■ What is being asked ■
In the records below, reproduce exactly the lines from the one containing "Clone this chart in D3.js." through the one containing "const seriesData = [v0MPa, v20MPa, v40MPa, v80MPa, v100MPa];", both included, and omit the pictures.

┄┄┄┄┄┄

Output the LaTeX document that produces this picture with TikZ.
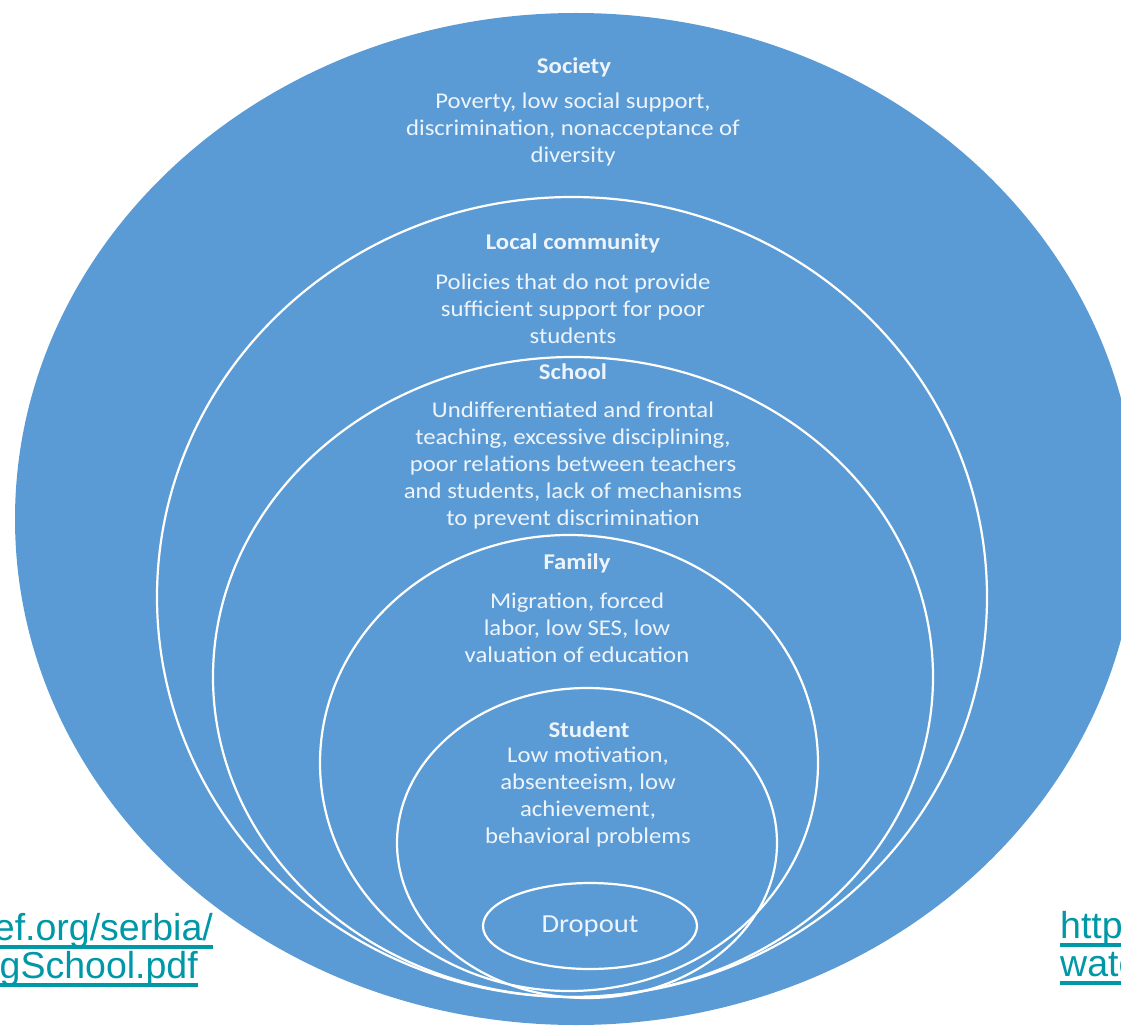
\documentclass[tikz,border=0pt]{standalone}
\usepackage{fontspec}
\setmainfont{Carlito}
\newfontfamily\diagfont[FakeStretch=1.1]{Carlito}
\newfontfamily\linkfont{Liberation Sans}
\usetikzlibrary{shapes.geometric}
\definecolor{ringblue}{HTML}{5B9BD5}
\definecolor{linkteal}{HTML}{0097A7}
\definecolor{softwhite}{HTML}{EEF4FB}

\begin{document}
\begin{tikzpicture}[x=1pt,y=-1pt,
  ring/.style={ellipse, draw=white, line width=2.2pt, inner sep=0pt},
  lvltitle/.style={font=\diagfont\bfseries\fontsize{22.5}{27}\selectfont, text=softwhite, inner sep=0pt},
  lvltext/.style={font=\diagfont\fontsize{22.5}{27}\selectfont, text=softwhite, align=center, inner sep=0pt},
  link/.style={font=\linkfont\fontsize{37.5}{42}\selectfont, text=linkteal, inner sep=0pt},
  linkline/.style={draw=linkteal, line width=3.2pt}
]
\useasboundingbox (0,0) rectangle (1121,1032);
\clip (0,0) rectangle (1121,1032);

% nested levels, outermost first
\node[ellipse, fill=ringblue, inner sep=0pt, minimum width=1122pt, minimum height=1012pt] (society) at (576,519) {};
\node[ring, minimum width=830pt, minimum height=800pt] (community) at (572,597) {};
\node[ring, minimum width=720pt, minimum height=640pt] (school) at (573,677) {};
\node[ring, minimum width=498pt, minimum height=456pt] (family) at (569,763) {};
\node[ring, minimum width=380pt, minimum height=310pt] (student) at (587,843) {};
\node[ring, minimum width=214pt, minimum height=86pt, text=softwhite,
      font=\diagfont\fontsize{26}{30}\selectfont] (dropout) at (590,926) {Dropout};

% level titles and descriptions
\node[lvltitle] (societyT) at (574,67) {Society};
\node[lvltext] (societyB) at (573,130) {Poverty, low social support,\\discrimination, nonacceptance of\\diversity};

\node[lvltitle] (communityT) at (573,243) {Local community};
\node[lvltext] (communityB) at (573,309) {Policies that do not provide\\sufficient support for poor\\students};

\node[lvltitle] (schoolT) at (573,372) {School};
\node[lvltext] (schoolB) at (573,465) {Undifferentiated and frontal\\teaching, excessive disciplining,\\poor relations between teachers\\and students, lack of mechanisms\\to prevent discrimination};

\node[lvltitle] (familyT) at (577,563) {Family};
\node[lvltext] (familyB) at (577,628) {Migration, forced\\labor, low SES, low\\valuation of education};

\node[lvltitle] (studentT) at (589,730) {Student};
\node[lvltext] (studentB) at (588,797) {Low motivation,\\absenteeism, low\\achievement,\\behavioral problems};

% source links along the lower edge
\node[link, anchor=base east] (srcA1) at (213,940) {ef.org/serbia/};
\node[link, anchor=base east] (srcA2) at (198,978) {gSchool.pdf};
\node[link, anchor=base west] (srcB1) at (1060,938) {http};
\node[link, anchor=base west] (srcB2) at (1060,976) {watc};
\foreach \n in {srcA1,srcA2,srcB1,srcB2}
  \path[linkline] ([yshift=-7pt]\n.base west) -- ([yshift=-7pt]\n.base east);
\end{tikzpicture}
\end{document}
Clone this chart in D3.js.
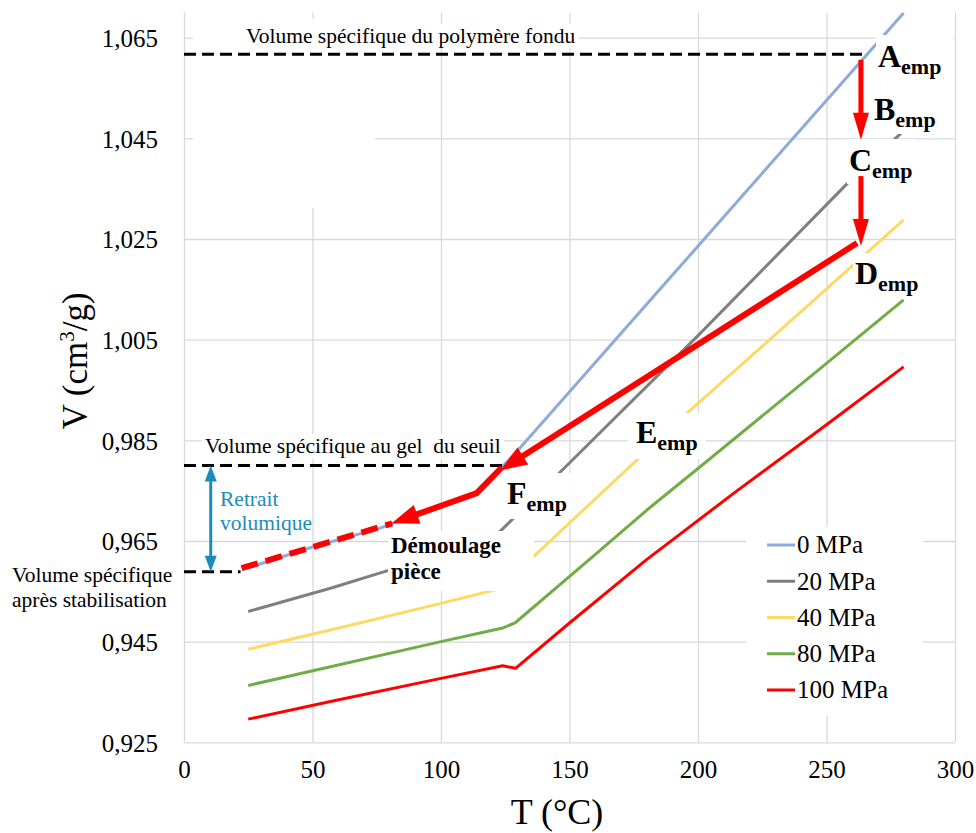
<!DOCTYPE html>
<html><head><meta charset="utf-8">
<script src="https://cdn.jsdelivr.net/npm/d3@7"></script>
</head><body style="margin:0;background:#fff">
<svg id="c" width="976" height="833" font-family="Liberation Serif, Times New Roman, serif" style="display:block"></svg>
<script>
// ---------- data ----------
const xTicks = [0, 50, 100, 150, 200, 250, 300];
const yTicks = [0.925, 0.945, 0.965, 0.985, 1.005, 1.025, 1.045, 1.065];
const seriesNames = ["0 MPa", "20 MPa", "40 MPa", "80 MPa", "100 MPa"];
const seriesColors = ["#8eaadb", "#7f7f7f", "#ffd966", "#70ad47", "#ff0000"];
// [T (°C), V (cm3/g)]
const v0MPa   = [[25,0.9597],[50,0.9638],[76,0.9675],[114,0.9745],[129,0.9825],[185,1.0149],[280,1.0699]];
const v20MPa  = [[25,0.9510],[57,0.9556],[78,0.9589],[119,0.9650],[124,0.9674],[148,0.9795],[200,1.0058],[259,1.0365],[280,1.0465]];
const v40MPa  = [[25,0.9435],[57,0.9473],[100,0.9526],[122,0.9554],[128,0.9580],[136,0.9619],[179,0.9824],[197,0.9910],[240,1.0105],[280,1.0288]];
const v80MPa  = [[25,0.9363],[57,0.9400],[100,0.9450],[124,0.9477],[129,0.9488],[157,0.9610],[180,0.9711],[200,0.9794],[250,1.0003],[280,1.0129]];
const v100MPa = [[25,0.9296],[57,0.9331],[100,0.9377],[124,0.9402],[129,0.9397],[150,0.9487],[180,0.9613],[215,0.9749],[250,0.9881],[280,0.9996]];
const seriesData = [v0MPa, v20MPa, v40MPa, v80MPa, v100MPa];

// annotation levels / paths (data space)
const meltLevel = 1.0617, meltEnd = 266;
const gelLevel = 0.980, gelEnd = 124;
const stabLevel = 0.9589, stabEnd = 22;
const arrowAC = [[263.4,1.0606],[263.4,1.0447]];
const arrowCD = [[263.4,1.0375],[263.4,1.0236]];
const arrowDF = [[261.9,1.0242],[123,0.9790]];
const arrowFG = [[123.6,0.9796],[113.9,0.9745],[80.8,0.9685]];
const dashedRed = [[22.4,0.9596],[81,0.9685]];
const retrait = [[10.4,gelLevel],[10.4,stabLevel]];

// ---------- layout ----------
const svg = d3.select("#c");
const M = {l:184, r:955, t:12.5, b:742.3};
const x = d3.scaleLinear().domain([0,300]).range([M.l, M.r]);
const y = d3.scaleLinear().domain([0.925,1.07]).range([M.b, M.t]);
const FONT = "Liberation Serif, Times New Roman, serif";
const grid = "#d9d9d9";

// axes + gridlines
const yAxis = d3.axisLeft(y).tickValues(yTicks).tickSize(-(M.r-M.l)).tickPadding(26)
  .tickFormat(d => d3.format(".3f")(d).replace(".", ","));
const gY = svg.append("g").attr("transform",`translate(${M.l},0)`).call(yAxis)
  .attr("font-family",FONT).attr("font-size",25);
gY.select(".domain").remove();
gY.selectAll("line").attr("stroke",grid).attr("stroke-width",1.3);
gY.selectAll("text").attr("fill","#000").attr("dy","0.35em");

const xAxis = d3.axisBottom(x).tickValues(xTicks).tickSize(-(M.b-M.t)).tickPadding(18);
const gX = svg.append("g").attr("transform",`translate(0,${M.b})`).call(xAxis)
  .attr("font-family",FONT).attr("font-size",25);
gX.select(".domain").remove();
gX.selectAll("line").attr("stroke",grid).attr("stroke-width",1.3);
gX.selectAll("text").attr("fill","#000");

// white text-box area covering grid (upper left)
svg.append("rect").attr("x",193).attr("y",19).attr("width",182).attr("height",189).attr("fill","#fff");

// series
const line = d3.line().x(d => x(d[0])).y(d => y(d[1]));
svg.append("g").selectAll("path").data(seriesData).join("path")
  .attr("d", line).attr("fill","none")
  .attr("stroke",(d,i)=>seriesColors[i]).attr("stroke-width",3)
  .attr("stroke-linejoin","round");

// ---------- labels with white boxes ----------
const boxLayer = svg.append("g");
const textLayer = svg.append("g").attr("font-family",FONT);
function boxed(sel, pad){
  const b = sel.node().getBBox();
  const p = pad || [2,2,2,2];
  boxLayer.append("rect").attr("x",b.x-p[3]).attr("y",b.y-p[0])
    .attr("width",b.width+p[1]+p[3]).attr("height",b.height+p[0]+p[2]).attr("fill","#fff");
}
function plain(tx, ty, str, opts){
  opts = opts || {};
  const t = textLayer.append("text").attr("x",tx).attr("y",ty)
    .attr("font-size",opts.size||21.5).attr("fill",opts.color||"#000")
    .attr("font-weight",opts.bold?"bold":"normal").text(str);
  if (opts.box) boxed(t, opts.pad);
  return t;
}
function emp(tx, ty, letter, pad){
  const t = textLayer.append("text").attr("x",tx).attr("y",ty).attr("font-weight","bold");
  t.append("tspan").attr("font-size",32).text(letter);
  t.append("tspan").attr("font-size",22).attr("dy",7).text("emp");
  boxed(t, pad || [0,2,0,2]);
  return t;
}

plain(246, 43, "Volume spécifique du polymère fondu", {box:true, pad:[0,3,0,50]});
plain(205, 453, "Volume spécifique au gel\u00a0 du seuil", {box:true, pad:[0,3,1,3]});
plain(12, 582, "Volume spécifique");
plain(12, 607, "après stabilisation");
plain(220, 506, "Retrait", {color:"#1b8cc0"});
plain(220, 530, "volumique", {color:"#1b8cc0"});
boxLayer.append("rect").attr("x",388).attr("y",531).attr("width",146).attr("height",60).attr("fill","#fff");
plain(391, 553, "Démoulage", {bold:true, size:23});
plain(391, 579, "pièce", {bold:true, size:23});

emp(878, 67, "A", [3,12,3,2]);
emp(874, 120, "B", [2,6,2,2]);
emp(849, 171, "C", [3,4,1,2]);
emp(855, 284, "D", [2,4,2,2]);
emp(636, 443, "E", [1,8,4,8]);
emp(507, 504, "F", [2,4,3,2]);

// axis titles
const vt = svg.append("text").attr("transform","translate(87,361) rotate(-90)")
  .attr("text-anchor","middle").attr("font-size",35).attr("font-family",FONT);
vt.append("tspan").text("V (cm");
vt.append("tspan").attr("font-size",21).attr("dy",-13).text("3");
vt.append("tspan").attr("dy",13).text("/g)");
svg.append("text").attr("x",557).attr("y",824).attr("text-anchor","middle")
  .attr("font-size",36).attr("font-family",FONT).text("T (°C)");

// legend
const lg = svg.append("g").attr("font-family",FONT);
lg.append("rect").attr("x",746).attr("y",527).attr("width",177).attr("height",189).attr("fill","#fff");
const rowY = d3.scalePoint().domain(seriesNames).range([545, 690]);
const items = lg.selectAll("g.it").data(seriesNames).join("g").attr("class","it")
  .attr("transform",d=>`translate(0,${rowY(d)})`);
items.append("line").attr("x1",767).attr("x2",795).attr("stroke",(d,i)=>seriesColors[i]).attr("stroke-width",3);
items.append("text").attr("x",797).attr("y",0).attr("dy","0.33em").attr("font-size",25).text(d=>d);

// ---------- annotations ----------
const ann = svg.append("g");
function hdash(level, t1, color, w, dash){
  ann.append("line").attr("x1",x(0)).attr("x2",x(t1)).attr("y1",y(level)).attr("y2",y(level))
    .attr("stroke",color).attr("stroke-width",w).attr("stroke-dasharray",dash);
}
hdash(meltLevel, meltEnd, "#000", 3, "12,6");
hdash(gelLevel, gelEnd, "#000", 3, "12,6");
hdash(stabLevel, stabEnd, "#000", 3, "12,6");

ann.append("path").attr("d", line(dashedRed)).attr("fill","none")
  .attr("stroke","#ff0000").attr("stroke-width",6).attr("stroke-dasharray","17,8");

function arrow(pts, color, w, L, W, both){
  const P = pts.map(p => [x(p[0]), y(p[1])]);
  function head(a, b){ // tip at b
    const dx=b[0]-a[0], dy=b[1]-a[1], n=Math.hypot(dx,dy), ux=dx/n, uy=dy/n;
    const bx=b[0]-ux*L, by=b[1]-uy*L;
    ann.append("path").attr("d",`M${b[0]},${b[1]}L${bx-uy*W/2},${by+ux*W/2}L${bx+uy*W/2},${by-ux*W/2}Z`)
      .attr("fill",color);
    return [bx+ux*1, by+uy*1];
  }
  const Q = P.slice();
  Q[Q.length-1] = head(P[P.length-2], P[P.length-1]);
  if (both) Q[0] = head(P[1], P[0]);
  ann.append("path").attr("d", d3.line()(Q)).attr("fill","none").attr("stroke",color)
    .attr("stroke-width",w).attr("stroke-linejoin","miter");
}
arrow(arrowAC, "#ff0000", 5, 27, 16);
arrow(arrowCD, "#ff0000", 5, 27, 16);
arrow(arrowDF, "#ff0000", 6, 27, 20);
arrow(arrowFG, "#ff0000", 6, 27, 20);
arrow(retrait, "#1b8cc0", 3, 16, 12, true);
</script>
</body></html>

┄┄┄┄┄┄

■ Written reply ■
Clone this chart in D3.js.
<!DOCTYPE html>
<html><head><meta charset="utf-8">
<script src="https://cdn.jsdelivr.net/npm/d3@7"></script>
</head><body style="margin:0;background:#fff">
<svg id="c" width="976" height="833" font-family="Liberation Serif, Times New Roman, serif" style="display:block"></svg>
<script>
// ---------- data ----------
const xTicks = [0, 50, 100, 150, 200, 250, 300];
const yTicks = [0.925, 0.945, 0.965, 0.985, 1.005, 1.025, 1.045, 1.065];
const seriesNames = ["0 MPa", "20 MPa", "40 MPa", "80 MPa", "100 MPa"];
const seriesColors = ["#8eaadb", "#7f7f7f", "#ffd966", "#70ad47", "#ff0000"];
// [T (°C), V (cm3/g)]
const v0MPa   = [[25,0.9597],[50,0.9638],[76,0.9675],[114,0.9745],[129,0.9825],[185,1.0149],[280,1.0699]];
const v20MPa  = [[25,0.9510],[57,0.9556],[78,0.9589],[119,0.9650],[124,0.9674],[148,0.9795],[200,1.0058],[259,1.0365],[280,1.0465]];
const v40MPa  = [[25,0.9435],[57,0.9473],[100,0.9526],[122,0.9554],[128,0.9580],[136,0.9619],[179,0.9824],[197,0.9910],[240,1.0105],[280,1.0288]];
const v80MPa  = [[25,0.9363],[57,0.9400],[100,0.9450],[124,0.9477],[129,0.9488],[157,0.9610],[180,0.9711],[200,0.9794],[250,1.0003],[280,1.0129]];
const v100MPa = [[25,0.9296],[57,0.9331],[100,0.9377],[124,0.9402],[129,0.9397],[150,0.9487],[180,0.9613],[215,0.9749],[250,0.9881],[280,0.9996]];
const seriesData = [v0MPa, v20MPa, v40MPa, v80MPa, v100MPa];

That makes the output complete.